One of the more intriguing recent discoveries in brain science is the existence of "mirror neurons," a set of neurons in the premotor area of the brain that are activated not only when performing an action oneself, but also while observing someone else perform that action. It is believed mirror neurons increase an individual's ability to understand the behaviors of others, an important skill in social species such as humans. A critical aspect of understanding the behavior of another person is recognizing the intent of his actions--is he coming to praise me or to bury me? In the premier open-access journal PLoS Biology, Marco Iacoboni and colleagues use functional magnetic resonance imaging (fMRI) to show that the mirror neuron system tracks not only the actions, but also the intentions, of others.
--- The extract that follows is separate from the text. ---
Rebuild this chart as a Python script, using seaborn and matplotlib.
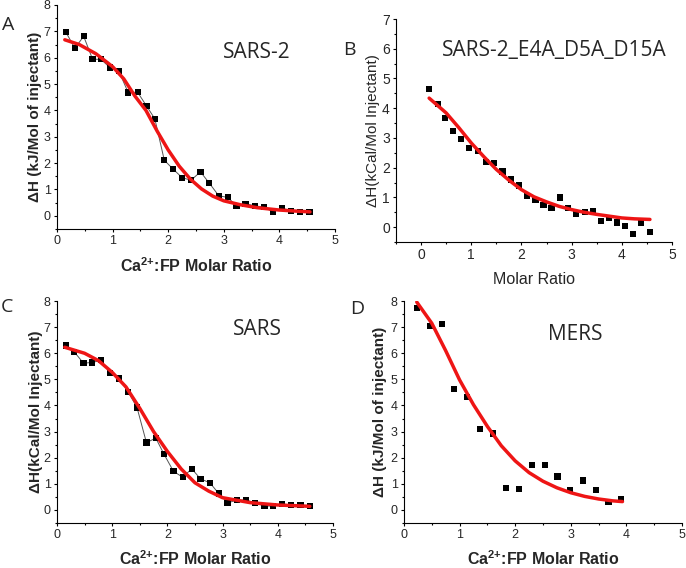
import matplotlib
matplotlib.use('Agg')
import matplotlib.pyplot as plt
import seaborn as sns
import pandas as pd
from matplotlib.ticker import MultipleLocator

# Panel A: SARS-2 (kJ/mol)
a_ratio = [0.16, 0.32, 0.48, 0.64, 0.79, 0.95, 1.11, 1.28, 1.45, 1.61, 1.76, 1.93, 2.09, 2.25,
           2.41, 2.58, 2.74, 2.91, 3.07, 3.23, 3.39, 3.56, 3.73, 3.88, 4.05, 4.21, 4.37, 4.54]
a_dh = [6.97, 6.36, 6.81, 5.94, 5.94, 5.63, 5.50, 4.68, 4.69, 4.17, 3.68, 2.11, 1.77, 1.45,
        1.35, 1.67, 1.24, 0.76, 0.70, 0.38, 0.46, 0.38, 0.33, 0.15, 0.29, 0.19, 0.15, 0.15]
a_fit_x = [0.14, 0.4, 0.7, 1.0, 1.2, 1.4, 1.6, 1.8, 2.0, 2.2, 2.4, 2.6, 2.8, 3.0, 3.3, 3.6, 4.0, 4.3, 4.55]
a_fit_y = [6.68, 6.50, 6.15, 5.66, 5.20, 4.55, 4.00, 3.22, 2.50, 1.88, 1.39, 1.02, 0.75, 0.57,
           0.42, 0.31, 0.22, 0.18, 0.15]

# Panel B: SARS-2_E4A_D5A_D15A (kcal/mol)
b_ratio = [0.16, 0.33, 0.48, 0.64, 0.80, 0.96, 1.13, 1.29, 1.46, 1.62, 1.79, 1.95, 2.11, 2.28,
           2.44, 2.60, 2.77, 2.93, 3.09, 3.26, 3.42, 3.58, 3.75, 3.91, 4.06, 4.23, 4.38, 4.56]
b_dh = [4.64, 4.14, 3.67, 3.23, 2.96, 2.67, 2.57, 2.18, 2.17, 1.87, 1.60, 1.40, 1.04, 0.92,
        0.75, 0.65, 1.00, 0.65, 0.45, 0.51, 0.53, 0.22, 0.30, 0.16, 0.04, -0.23, 0.15, -0.16]
b_fit_x = [0.16, 0.5, 0.75, 1.0, 1.25, 1.5, 1.75, 2.0, 2.25, 2.5, 2.75, 3.0, 3.25, 3.5, 3.75, 4.0, 4.25, 4.56]
b_fit_y = [4.34, 3.84, 3.35, 2.83, 2.37, 1.94, 1.58, 1.26, 1.02, 0.85, 0.70, 0.59, 0.50, 0.43,
           0.37, 0.31, 0.28, 0.26]

# Panel C: SARS (kcal/mol)
c_ratio = [0.16, 0.31, 0.48, 0.64, 0.80, 0.96, 1.13, 1.29, 1.45, 1.62, 1.79, 1.94, 2.11, 2.28,
           2.44, 2.60, 2.77, 2.93, 3.09, 3.26, 3.43, 3.59, 3.76, 3.92, 4.08, 4.24, 4.41, 4.58]
c_dh = [6.30, 6.06, 5.62, 5.65, 5.73, 5.25, 5.03, 4.52, 3.92, 2.58, 2.75, 2.13, 1.48, 1.25,
        1.58, 1.19, 1.04, 0.63, 0.27, 0.38, 0.38, 0.27, 0.15, 0.15, 0.23, 0.19, 0.19, 0.15]
c_fit_x = [0.14, 0.5, 0.75, 1.0, 1.25, 1.5, 1.75, 2.0, 2.25, 2.5, 2.75, 3.0, 3.5, 4.0, 4.58]
c_fit_y = [6.23, 6.00, 5.72, 5.27, 4.71, 3.89, 3.00, 2.24, 1.57, 1.04, 0.72, 0.47, 0.28, 0.19, 0.14]

# Panel D: MERS (kJ/mol)
d_ratio = [0.23, 0.47, 0.68, 0.90, 1.14, 1.37, 1.60, 1.84, 2.07, 2.30, 2.53, 2.76, 2.99, 3.22,
           3.46, 3.68, 3.90]
d_dh = [7.73, 7.03, 7.12, 4.63, 4.32, 3.10, 2.93, 0.83, 0.80, 1.73, 1.73, 1.28, 0.75, 1.13,
        0.77, 0.30, 0.41]
d_fit_x = [0.23, 0.5, 0.75, 1.0, 1.25, 1.5, 1.75, 2.0, 2.25, 2.5, 2.75, 3.0, 3.25, 3.5, 3.75, 3.93]
d_fit_y = [7.96, 7.15, 6.10, 4.98, 4.03, 3.20, 2.46, 1.88, 1.43, 1.10, 0.85, 0.66, 0.52, 0.42,
           0.35, 0.32]

sns.set_style('ticks')
plt.rcParams['font.family'] = ['Liberation Sans', 'DejaVu Sans']
plt.rcParams['mathtext.fontset'] = 'custom'
plt.rcParams['mathtext.rm'] = 'Liberation Sans'
plt.rcParams['mathtext.bf'] = 'Liberation Sans:bold'

fig = plt.figure(figsize=(6.86, 5.68), dpi=100)

xlab_bold = r'Ca$^{\mathbf{2{+}}}$:FP Molar Ratio'

panels = [
    dict(rect=[0.0831, 0.5968, 0.4052, 0.3944], x=a_ratio, y=a_dh, fx=a_fit_x, fy=a_fit_y,
         connect=True, xlim=(0, 5), ylim=(-0.5, 8), ylabel='ΔH (kJ/Mol of injectant)',
         xlabel=xlab_bold, bold=True, title='SARS-2', tpos=(0.597, 0.79), letter='A',
         lpos=(8, 25), ylc=-0.054, xlc=-0.12, tick=9),
    dict(rect=[0.5773, 0.5739, 0.4023, 0.3926], x=b_ratio, y=b_dh, fx=b_fit_x, fy=b_fit_y,
         connect=False, xlim=(-0.5, 5), ylim=(-0.5, 7), ylabel='ΔH(kCal/Mol Injectant)',
         xlabel='Molar Ratio', bold=False, title='SARS-2_E4A_D5A_D15A', tpos=(0.167, 0.861),
         letter='B', lpos=(349, 50), ylc=-0.058, xlc=-0.135, tick=10),
    dict(rect=[0.0831, 0.0792, 0.4023, 0.3908], x=c_ratio, y=c_dh, fx=c_fit_x, fy=c_fit_y,
         connect=True, xlim=(0, 5), ylim=(-0.5, 8), ylabel='ΔH(kCal/Mol Injectant)',
         xlabel=xlab_bold, bold=True, title='SARS', tpos=(0.638, 0.874), letter='C',
         lpos=(7, 307), ylc=-0.051, xlc=-0.12, tick=9),
    dict(rect=[0.5889, 0.0792, 0.4052, 0.3908], x=d_ratio, y=d_dh, fx=d_fit_x, fy=d_fit_y,
         connect=False, xlim=(0, 5), ylim=(-0.5, 8), ylabel='ΔH (kJ/Mol of injectant)',
         xlabel=xlab_bold, bold=True, title='MERS', tpos=(0.518, 0.851), letter='D',
         lpos=(357, 309), ylc=-0.061, xlc=-0.12, tick=9),
]

for p in panels:
    ax = fig.add_axes(p['rect'])
    df = pd.DataFrame({'ratio': p['x'], 'dh': p['y']})
    fit = pd.DataFrame({'ratio': p['fx'], 'dh': p['fy']})

    # thin grey line joining the points (only A and C)
    if p['connect']:
        sns.lineplot(data=df, x='ratio', y='dh', ax=ax, color='#555555', linewidth=0.7,
                     sort=False, estimator=None, zorder=2)
    sns.scatterplot(data=df, x='ratio', y='dh', ax=ax, marker='s', s=20, color='black',
                    edgecolor='none', zorder=3)
    sns.lineplot(data=fit, x='ratio', y='dh', ax=ax, color='#ee1515', linewidth=2.5,
                 sort=False, estimator=None, zorder=4)

    ax.set_xlim(p['xlim'])
    ax.set_ylim(p['ylim'])
    ax.xaxis.set_major_locator(MultipleLocator(1))
    ax.xaxis.set_minor_locator(MultipleLocator(0.5))
    ax.yaxis.set_major_locator(MultipleLocator(1))
    ax.yaxis.set_minor_locator(MultipleLocator(0.5))
    ax.tick_params(which='major', length=2.5, width=0.8, labelsize=p['tick'], pad=2, color='black')
    ax.tick_params(which='minor', length=1.5, width=0.8, color='black')
    sns.despine(ax=ax)
    for s in ['left', 'bottom']:
        ax.spines[s].set_linewidth(0.8)
        ax.spines[s].set_color('black')

    weight = 'bold' if p['bold'] else 'normal'
    lsize = 11.5 if p['bold'] else 11.5
    ax.set_xlabel(p['xlabel'], fontsize=lsize, fontweight=weight, va='top')
    ax.set_ylabel(p['ylabel'], fontsize=11 if p['bold'] else 11, fontweight=weight)
    ax.xaxis.set_label_coords(0.5, p['xlc'])
    ax.yaxis.set_label_coords(p['ylc'], 0.5)

    ax.text(p['tpos'][0], p['tpos'][1], p['title'], transform=ax.transAxes, fontsize=15,
            family='Open Sans', ha='left', va='center')
    fig.text(p['lpos'][0] / 686, 1 - p['lpos'][1] / 568, p['letter'], fontsize=14,
             family='Open Sans', ha='center', va='center')

plt.savefig('out.png', dpi=100)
The researchers presented subjects in the scanner with one of three types of movie clips: "context," "action," and "intention." The "context" clip came in two versions. In the first, a mug of tea, a teapot, a pitcher of cream, and a plate of cookies sit neatly on a nondescript surface. In the second, the mug is empty, the pitcher is on its side, and a napkin lies crumpled beside scattered cookie crumbs--the dregs of an apparently well-enjoyed snack. The "action" clip shows only an empty mug, being grasped either by the whole hand around the rim (called whole-hand prehension), or with the fingers on the handle (precision grip). The "intention" clip puts it all together, providing the context needed to understand the intent of the action. In the first context scene, the mug is grasped in the context of a well-laid spread, signaling intent to drink the tea. In the second, the mug is grasped against the backdrop of the rest of the tea-time dregs, signaling the intent to clean up. In both cases, the type of grasp used is alternated, to avoid implying intent merely based on grip type.
Comparing these conditions, Iacoboni and colleagues found that an area in the right inferior frontal cortex, an area known to be involved in the mirror system, was activated only by scenes in which intention could be inferred. In the authors' words, "it appears that there are sets of neurons in human inferior frontal cortex that specifically code the 'why' of the action and respond differently to different intentions."
They note that these neurons differ in function from previously defined mirror neurons in that they apparently code not current actions, but some aspect of future ones. In this interpretation, an action observed within a familiar context activates mirror neurons for "logically related" actions, those that most likely will follow the observed one. This suggests the mirror neuron system is intimately involved not only with understanding the behavior of others, but predicting it as well.